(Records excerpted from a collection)
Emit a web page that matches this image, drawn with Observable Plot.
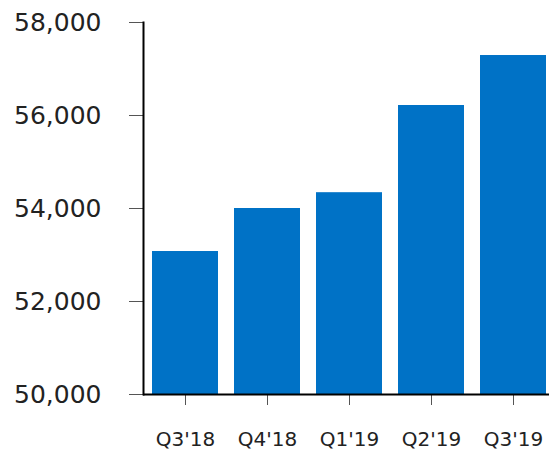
<!DOCTYPE html>
<html>
<head>
<meta charset="utf-8">
<script src="https://cdn.jsdelivr.net/npm/d3@7"></script>
<script src="https://cdn.jsdelivr.net/npm/@observablehq/plot@0.6"></script>
<style>
  html, body { margin: 0; padding: 0; background: #fff; }
  svg { display: block; }
</style>
</head>
<body>
<div id="chart"></div>
<script>
const quarters = ["Q3'18", "Q4'18", "Q1'19", "Q2'19", "Q3'19"];
const values = [53075, 54000, 54340, 56215, 57290];
const yTicks = [50000, 52000, 54000, 56000, 58000];

const data = quarters.map((q, i) => ({quarter: q, value: values[i]}));

const chart = Plot.plot({
  width: 549,
  height: 452,
  marginLeft: 143,
  marginRight: 0,
  marginTop: 22,
  marginBottom: 58,
  style: {fontFamily: "DejaVu Sans, Verdana, sans-serif", color: "#222", background: "#fff"},
  x: {domain: quarters, range: [143, 555.5], paddingInner: 0.2, paddingOuter: 0.1, label: null},
  y: {domain: [50000, 58000], label: null},
  marks: [
    Plot.barY(data, {x: "quarter", y1: 50000, y2: "value", fill: "#0072C6"}),
    Plot.axisY({ticks: yTicks, tickFormat: d3.format(","), tickSize: 14, tickPadding: 28, fontSize: 25, stroke: "#555", label: null}),
    Plot.axisX({tickSize: 11, tickPadding: 26, fontSize: 20, stroke: "#555", label: null}),
    Plot.ruleY([50000], {stroke: "#000", strokeWidth: 2}),
    Plot.frame({anchor: "left", stroke: "#000", strokeWidth: 2})
  ]
});
document.getElementById("chart").appendChild(chart);
</script>
</body>
</html>
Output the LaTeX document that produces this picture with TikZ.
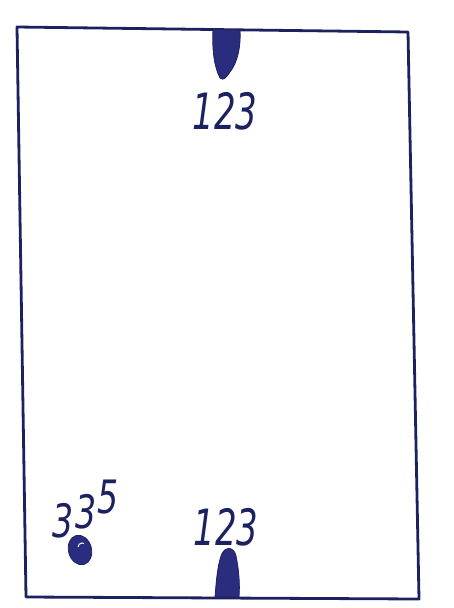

# [What is being asked]
Reproduce only the lines running from the beginning of the entries above to the line holding "const data = quarters.map((q, i)", inclusive. Pictures stay out of the copy.

# [Answer below]
Emit a web page that matches this image, drawn with Observable Plot.
<!DOCTYPE html>
<html>
<head>
<meta charset="utf-8">
<script src="https://cdn.jsdelivr.net/npm/d3@7"></script>
<script src="https://cdn.jsdelivr.net/npm/@observablehq/plot@0.6"></script>
<style>
  html, body { margin: 0; padding: 0; background: #fff; }
  svg { display: block; }
</style>
</head>
<body>
<div id="chart"></div>
<script>
const quarters = ["Q3'18", "Q4'18", "Q1'19", "Q2'19", "Q3'19"];
const values = [53075, 54000, 54340, 56215, 57290];
const yTicks = [50000, 52000, 54000, 56000, 58000];

const data = quarters.map((q, i) => ({quarter: q, value: values[i]}));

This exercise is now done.